There are many strategies within real estate to achieve your dreams. Once familiar with them, it’s up to you to choose your favorite based on your goals and appetite for risk.
This book was a good read, and a fresh perspective for me. Key insights include:
– For new homes you must purchase for at least 12% under market. Because of GST, realtor fees and land transfer taxes, purchasing a $400,000 property would mean to break even you would need to sell for $447,000.

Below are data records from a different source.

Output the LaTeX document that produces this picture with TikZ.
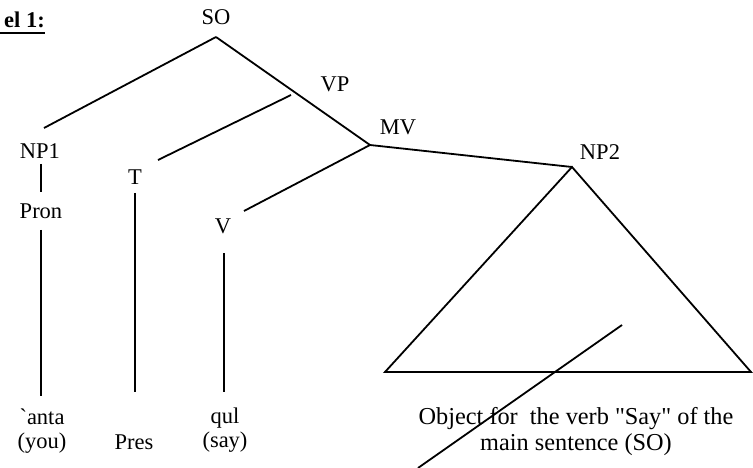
\documentclass[tikz,border=0pt]{standalone}
\usepackage{fontspec}
\newfontfamily\tnr{Liberation Serif}
\begin{document}
\begin{tikzpicture}[x=1pt,y=-1pt,
  lbl/.style={font=\tnr\fontsize{22.5}{24}\selectfont, inner sep=0pt, align=center},
  br/.style={line width=1.8pt}]
\useasboundingbox (0,0) rectangle (753,468);
% heading
\node[lbl, anchor=base east, font=\tnr\bfseries\fontsize{22.5}{24}\selectfont] (head) at (45,28) {el 1:};
\draw[line width=1.9pt] (0,33) -- (45,33);
% labels
\node[lbl] (so) at (216,17) {SO};
\node[lbl] (vp) at (335,84) {VP};
\node[lbl] (mv) at (398,127) {MV};
\node[lbl] (np2) at (600,152) {NP2};
\node[lbl] (np1) at (40,151) {NP1};
\node[lbl] (t) at (135,177) {T};
\node[lbl] (v) at (223,226) {V};
\node[lbl] (pron) at (41,211) {Pron};
\node[lbl] (anta) at (42,431) {\symbol{96}anta\\(you)};
\node[lbl] (pres) at (134,442) {Pres};
\node[lbl] (qul) at (225,430) {qul\\(say)};
\node[lbl, font=\tnr\fontsize{24.3}{26}\selectfont] (obj) at (576,432) {Object for\ \ the verb "Say" of the\\main sentence (SO)};
% branch points
\coordinate (pSO) at (216,37);
\coordinate (pVP) at (291,95);
\coordinate (pMV) at (370,145);
\coordinate (pNP2) at (572,167);
\coordinate (bl) at (385,372);
\coordinate (brt) at (751,372);
\coordinate (x1) at (622,325);
\coordinate (x2) at (418,468);
% tree
\draw[br] (pSO) -- (44,128);
\draw[br] (pSO) -- (pMV);
\draw[br] (pVP) -- (158,160);
\draw[br] (pMV) -- (244,211);
\draw[br] (pMV) -- (pNP2);
\draw[br] (41,164) -- (41,192);
\draw[br] (41,230) -- (41,396);
\draw[br] (135,193) -- (135,392);
\draw[br] (224,253) -- (224,392);
\draw[br, line join=miter] (pNP2) -- (bl) -- (brt) -- cycle;
\draw[br] (x1) -- (x2);
\end{tikzpicture}
\end{document}
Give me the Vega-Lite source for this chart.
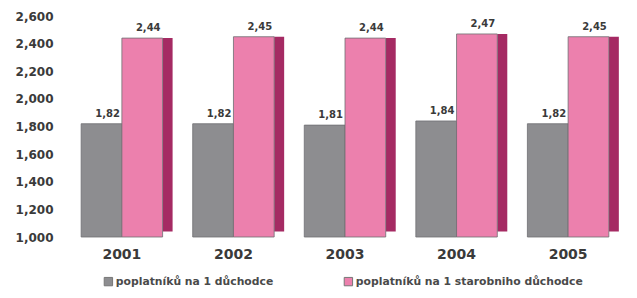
{
  "$schema": "https://vega.github.io/schema/vega-lite/v6.json",
  "width": 550,
  "height": 221,
  "autosize": {"type": "none"},
  "padding": {"left": 70, "top": 16, "right": 17, "bottom": 61},
  "background": "white",
  "config": {
    "view": {"stroke": null},
    "font": "DejaVu Sans",
    "axis": {"grid": false, "domain": false, "ticks": false}
  },
  "data": {
    "values": [
      {"year": "2001", "series": "poplatníků na 1 důchodce", "value": 1820, "label": "1,82"},
      {"year": "2001", "series": "poplatníků na 1 starobniho důchodce", "value": 2440, "label": "2,44"},
      {"year": "2002", "series": "poplatníků na 1 důchodce", "value": 1820, "label": "1,82"},
      {"year": "2002", "series": "poplatníků na 1 starobniho důchodce", "value": 2450, "label": "2,45"},
      {"year": "2003", "series": "poplatníků na 1 důchodce", "value": 1810, "label": "1,81"},
      {"year": "2003", "series": "poplatníků na 1 starobniho důchodce", "value": 2440, "label": "2,44"},
      {"year": "2004", "series": "poplatníků na 1 důchodce", "value": 1840, "label": "1,84"},
      {"year": "2004", "series": "poplatníků na 1 starobniho důchodce", "value": 2470, "label": "2,47"},
      {"year": "2005", "series": "poplatníků na 1 důchodce", "value": 1820, "label": "1,82"},
      {"year": "2005", "series": "poplatníků na 1 starobniho důchodce", "value": 2450, "label": "2,45"}
    ]
  },
  "encoding": {
    "x": {
      "field": "year", "type": "nominal",
      "scale": {"paddingInner": 0.27, "paddingOuter": 0.1},
      "axis": {"title": null, "labelAngle": 0, "labelFontSize": 14, "labelFontWeight": "bold", "labelColor": "#3a3a3a", "labelPadding": 10}
    },
    "y": {
      "field": "value", "type": "quantitative",
      "scale": {"domain": [1000, 2600], "zero": false, "nice": false},
      "axis": {"title": null, "values": [1000, 1200, 1400, 1600, 1800, 2000, 2200, 2400, 2600], "format": ",d", "labelFontSize": 12, "labelFontWeight": "bold", "labelColor": "#3a3a3a", "labelPadding": 17}
    }
  },
  "layer": [
    {
      "transform": [{"filter": "datum.series === 'poplatníků na 1 starobniho důchodce'"}],
      "mark": {"type": "rule", "strokeWidth": 10, "xOffset": 5, "color": "#a52a63"},
      "encoding": {
        "x": {"field": "year", "type": "nominal", "bandPosition": 1},
        "y": {"field": "value", "type": "quantitative"},
        "y2": {"datum": 1040}
      }
    },
    {
      "mark": {"type": "bar", "stroke": "#6f6f72", "strokeWidth": 0.8},
      "encoding": {
        "xOffset": {"field": "series", "type": "nominal", "scale": {"paddingInner": 0, "paddingOuter": 0}},
        "y2": {"datum": 1000},
        "color": {
          "field": "series", "type": "nominal",
          "scale": {"domain": ["poplatníků na 1 důchodce", "poplatníků na 1 starobniho důchodce"], "range": ["#8d8d90", "#ec80ad"]},
          "legend": {
            "title": null, "orient": "none", "direction": "horizontal",
            "legendX": 33, "legendY": 260,
            "symbolType": "square", "symbolSize": 70, "symbolStrokeColor": "#777777", "symbolStrokeWidth": 1,
            "labelFontSize": 10.8, "labelFontWeight": "bold", "labelColor": "#4a4a4a", "labelLimit": 0,
            "columnPadding": 68, "labelOffset": 2
          }
        }
      }
    },
    {
      "mark": {"type": "text", "fontSize": 10, "fontWeight": "bold", "color": "#3a3a3a", "dy": -10, "dx": 6},
      "encoding": {
        "xOffset": {"field": "series", "type": "nominal"},
        "text": {"field": "label"}
      }
    }
  ]
}
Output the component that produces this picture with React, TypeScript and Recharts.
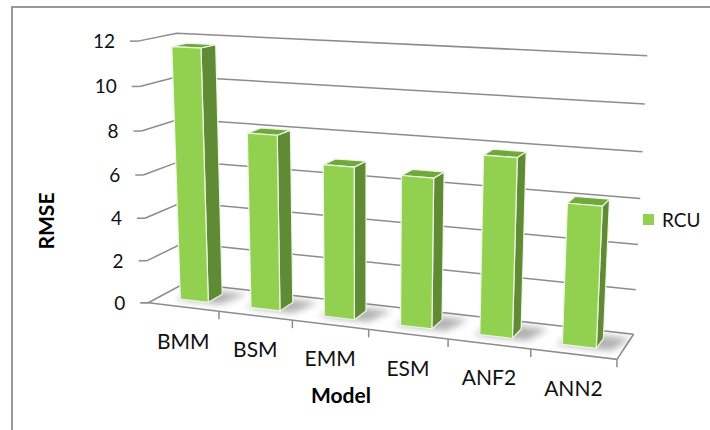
import { BarChart, Bar, XAxis, YAxis, CartesianGrid, Legend, Customized } from 'recharts';

const models = ['BMM', 'BSM', 'EMM', 'ESM', 'ANF2', 'ANN2'];
const rcu = [11.7, 8.05, 6.9, 6.7, 7.85, 6.1];
const yTicks = [0, 2, 4, 6, 8, 10, 12];

const data = models.map((model, i) => ({ model, RCU: rcu[i] }));

// flat plot area that recharts lays out; everything in it gets projected onto the 3D box
const PLOT = { x: 60, y: 20, w: 630, h: 370 };
const FONT = 'Lato, "Open Sans", sans-serif';

// box corners (u across, v up, d into the page) and where they land on screen
const REF_POINTS: number[][] = [
	[0, 1, 0, 137, 43],
	[0, 10 / 12, 0, 139, 87],
	[0, 8 / 12, 0, 141, 130],
	[0, 6 / 12, 0, 143.5, 173],
	[0, 4 / 12, 0, 145.5, 216],
	[0, 2 / 12, 0, 148, 258],
	[0, 0, 0, 150, 301],
	[1 / 6, 0, 0, 218, 312],
	[2 / 6, 0, 0, 293, 321],
	[3 / 6, 0, 0, 368, 330],
	[4 / 6, 0, 0, 448, 341],
	[5 / 6, 0, 0, 530, 351],
	[1, 0, 0, 617, 361],
	[0, 1, 1, 177, 33],
	[0, 0, 1, 184, 288],
	[1, 1, 1, 648, 57],
	[1, 10 / 12, 1, 645, 105],
	[1, 8 / 12, 1, 643, 152],
	[1, 6 / 12, 1, 640, 198],
	[1, 4 / 12, 1, 638, 242],
	[1, 2 / 12, 1, 636, 288],
	[1, 0, 1, 633, 331],
];

// least squares fit of a 3x4 projective camera (last entry fixed to 1)
function solveCamera() {
	const n = 11;
	const M = Array.from({ length: n }, () => new Array(n + 1).fill(0));
	const add = (r: number[], b: number) => {
		for (let i = 0; i < n; i++) {
			for (let j = 0; j < n; j++) M[i][j] += r[i] * r[j];
			M[i][n] += r[i] * b;
		}
	};
	for (const [u, v, d, px, py] of REF_POINTS) {
		const x = (px - 380) / 300;
		const y = (py - 200) / 300;
		add([u, v, d, 1, 0, 0, 0, 0, -x * u, -x * v, -x * d], x);
		add([0, 0, 0, 0, u, v, d, 1, -y * u, -y * v, -y * d], y);
	}
	for (let c = 0; c < n; c++) {
		let p = c;
		for (let r = c + 1; r < n; r++) if (Math.abs(M[r][c]) > Math.abs(M[p][c])) p = r;
		[M[c], M[p]] = [M[p], M[c]];
		for (let r = 0; r < n; r++) {
			if (r === c) continue;
			const f = M[r][c] / M[c][c];
			for (let k = c; k <= n; k++) M[r][k] -= f * M[c][k];
		}
	}
	return M.map((row, i) => row[n] / row[i]);
}

const CAM = solveCamera();

function project(u: number, v: number, d: number): [number, number] {
	const w = CAM[8] * u + CAM[9] * v + CAM[10] * d + 1;
	const x = (CAM[0] * u + CAM[1] * v + CAM[2] * d + CAM[3]) / w;
	const y = (CAM[4] * u + CAM[5] * v + CAM[6] * d + CAM[7]) / w;
	return [x * 300 + 380, y * 300 + 200];
}

const pts = (list: [number, number, number][]) => list.map((p) => project(...p).join(',')).join(' ');
const toU = (fx: number) => (fx - PLOT.x) / PLOT.w;
const toV = (fy: number) => (PLOT.y + PLOT.h - fy) / PLOT.h;

const GRID = '#8c8c8c';
const D0 = 0.3;
const D1 = 0.7;

function Column3D(props: any) {
	const { x, y, width } = props;
	const u1 = toU(x);
	const u2 = toU(x + width);
	const t = toV(y);
	return (
		<g>
			<polygon
				points={pts([
					[u1 - 0.012, 0, D0 - 0.02],
					[u2 + 0.03, 0, D0 - 0.02],
					[u2 + 0.05, 0, D1 + 0.12],
					[u1 + 0.01, 0, D1 + 0.12],
				])}
				fill="#000"
				opacity={0.3}
				filter="url(#colShadow)"
			/>
			<polygon
				points={pts([[u2, t, D0], [u2, t, D1], [u2, 0, D1], [u2, 0, D0]])}
				fill="#5e8b33"
				stroke="#eef6e4"
				strokeWidth={1.2}
				strokeLinejoin="round"
			/>
			<polygon
				points={pts([[u1, t, D0], [u1, t, D1], [u2, t, D1], [u2, t, D0]])}
				fill="#70a83c"
				stroke="#eef6e4"
				strokeWidth={1.2}
				strokeLinejoin="round"
			/>
			<polygon
				points={pts([[u1, t, D0], [u2, t, D0], [u2, 0, D0], [u1, 0, D0]])}
				fill="#92d050"
				stroke="#eef6e4"
				strokeWidth={1.2}
				strokeLinejoin="round"
			/>
		</g>
	);
}

function WallLine(props: any) {
	const v = toV(props.y1);
	return (
		<polyline
			key={props.key}
			points={pts([[0, v, 0], [0, v, 1], [1, v, 1]])}
			fill="none"
			stroke={GRID}
			strokeWidth={1.5}
		/>
	);
}

function ValueTick(props: any) {
	const v = toV(props.y);
	const [px, py] = project(0, v, 0);
	return (
		<g>
			<line x1={px - 8} y1={py} x2={px} y2={py} stroke={GRID} strokeWidth={1.5} />
			<text x={px - 23} y={py} dy="0.36em" textAnchor="end" fontSize={19} fontFamily={FONT} fill="#111">
				{props.payload.value}
			</text>
		</g>
	);
}

function ModelTick(props: any) {
	const band = 1 / models.length;
	const uc = toU(props.x);
	const [cx, cy] = project(uc, 0, 0);
	const [bx, by] = project(uc + band / 2, 0, 0);
	return (
		<g>
			<line x1={bx} y1={by} x2={bx} y2={by + 8} stroke={GRID} strokeWidth={1.5} />
			<text x={cx} y={cy + 34} dy="0.36em" textAnchor="middle" fontSize={21} fontFamily={FONT} fill="#111">
				{props.payload.value}
			</text>
		</g>
	);
}

function Floor() {
	const [fx, fy] = project(0, 0, 0);
	return (
		<g>
			<defs>
				<filter id="colShadow" x="-50%" y="-50%" width="200%" height="200%">
					<feGaussianBlur stdDeviation="3.5" />
				</filter>
			</defs>
			<polyline
				points={pts([[0, 0, 0], [1, 0, 0], [1, 0, 1]])}
				fill="none"
				stroke={GRID}
				strokeWidth={1.5}
			/>
			<line x1={fx - 8} y1={fy} x2={fx} y2={fy} stroke={GRID} strokeWidth={1.5} />
		</g>
	);
}

function Titles() {
	return (
		<g fontFamily={FONT} fontWeight={700} fontSize={21} fill="#000">
			<text x={46} y={221} dy="0.36em" textAnchor="middle" transform="rotate(-90 46 221)">
				RMSE
			</text>
			<text x={341} y={395} dy="0.36em" textAnchor="middle">
				Model
			</text>
		</g>
	);
}

function LegendBox() {
	return (
		<div style={{ display: 'flex', alignItems: 'center', fontFamily: FONT, fontSize: 19, color: '#111' }}>
			<span style={{ width: 11, height: 11, background: '#92d050', marginRight: 8, display: 'inline-block' }} />
			RCU
		</div>
	);
}

export default function App() {
	return (
		<div style={{ position: 'absolute', left: 0, top: 0, width: 710, height: 430, overflow: 'hidden', background: '#fff' }}>
			<div
				style={{
					position: 'absolute',
					left: 11,
					top: 6,
					width: 760,
					height: 500,
					border: '2px solid #999',
					boxSizing: 'border-box',
				}}
			/>
			<BarChart
				width={710}
				height={430}
				data={data}
				margin={{ top: PLOT.y, right: 710 - PLOT.x - PLOT.w, bottom: 0, left: 0 }}
				barCategoryGap="30%"
			>
				<CartesianGrid horizontal={(p: any) => <WallLine {...p} />} vertical={false} />
				<Customized component={Floor} />
				<XAxis
					dataKey="model"
					height={430 - PLOT.y - PLOT.h}
					axisLine={false}
					tickLine={false}
					tick={<ModelTick />}
					interval={0}
				/>
				<YAxis
					width={PLOT.x}
					domain={[0, 12]}
					ticks={yTicks}
					axisLine={false}
					tickLine={false}
					tick={<ValueTick />}
				/>
				<Bar dataKey="RCU" shape={<Column3D />} isAnimationActive={false} />
				<Legend
					layout="vertical"
					align="center"
					verticalAlign="middle"
					wrapperStyle={{ left: 643, top: 208, width: 70, height: 24 }}
					content={<LegendBox />}
				/>
				<Customized component={Titles} />
			</BarChart>
		</div>
	);
}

– You make money when you buy.
– Sharks are grave dancers and profit from other people’s misery, Flippers are always looking to sell in an up market to the “greater fool”(someone who will pay more than they did) so both these businesses can raise many moral questions. Both Sharks and Flippers do short term deals, in and out in 3-6 months. Investors on the other hand are primarily concerned with finding low downpayment, cash-flowing properties that will attract quality tenants, and use the principals discussed above to do so.